Dünyada da bir çok etkinlik 2021 yılına erteleniyor; Tokyo Olimpiyatları’nın bile ertelendiğini görüyoruz.
2020 yılında yapılacak etkinliklere ayrılan bütçenin zor durumda olan halkın yararına kullanılması halkımızı rahatlatacak bir güvence olacaktır.
Özellikle acil gündelik ihtiyaçlarını karşılamakta zorlanan hemşerilerimiz için bir gıda ve hijyenik madde akışı sağlanmalıdır.

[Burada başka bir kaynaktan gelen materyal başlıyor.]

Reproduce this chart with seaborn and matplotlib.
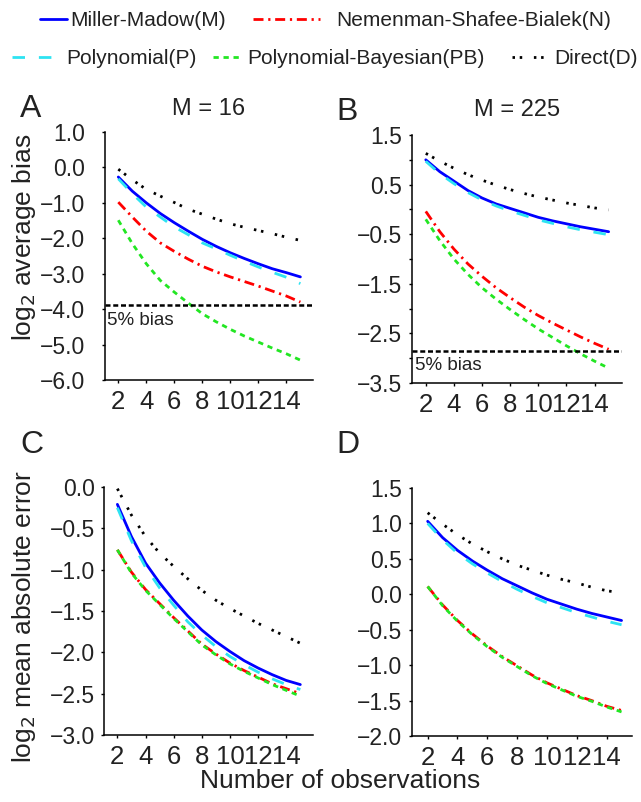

Belediyelerimizin oluşturacağı bir havuzda toplanan, hemşeriler tarafından desteklenen bir gıda ve hijyen maddesi zinciri desteği gönüllüler ve belediye imkânlarıyla hanelere ulaştırılabilir.
Kira ödemekte zorlanan ihtiyaçlı kiracıları desteklemeye dönük “ KİRALAR BENDEN “ sloganıyla hem bizzat mülk sahiplerince, hem de imkânı olan hemşerilerce desteklenen bir kampanya başlatılabilir.
Sosyal medya imkânları ve iletişim ağları bu ve benzer dayanışma zinciri önerileri için kullanılmalıdır. Bu bağlamda, meselâ Büyükşehir Belediyemiz Valilikle koordineli olarak bir iletişim ve bilgilendirme kanalı kurabilir.
Elbette bu ağır günler geçecektir; elbette en az bedelle olağan hayatımıza ulaşmak için her türlü önlemi alacağız. Ama bu zamanlar bütün bir insanlık değerlerinin, geleneğimizdeki dayanışma ve paylaşma duygularımızın kökten sınandığı zamanlardır. Bu günlerin anlamını, hesaplaşmalarını, şımarıkça doyumsuzlukları ve unuttuğumuz ŞÜKÜR ve SABIR ahlâkını uzun uzun konuşacağız. Bu derin imtihan günleri bu açıdan, yaşayan kuşaklar için unutulmaz derslerle doludur.
Kişisel ve kurumsal açıdan hayatın kendisiyle ve doğrudan hesaplaşıyoruz.
Bu süreçten toplumsal açıdan daha güçlenmiş, değerlerimizi başarıyla sınamış bir toplum olarak çıkacağımıza inanıyorum.
Siyasetten kişisel ilişkilere, aile olmanın kıymetinden sağlıklı bedenin anlamına varıncaya kadar her şeyi gözden geçireceğiz; hayatı, hayatımızı temize çekeceğiz.
Şimdi devletimize inanıp güvenerek, yerel yönetimlerin çalışmalarını kolaylaştırarak, kişisel tedbirlere harfiyen uyarak, sabırla ve şükürle çok daha iyi bir hayat için kendimizi onaralım.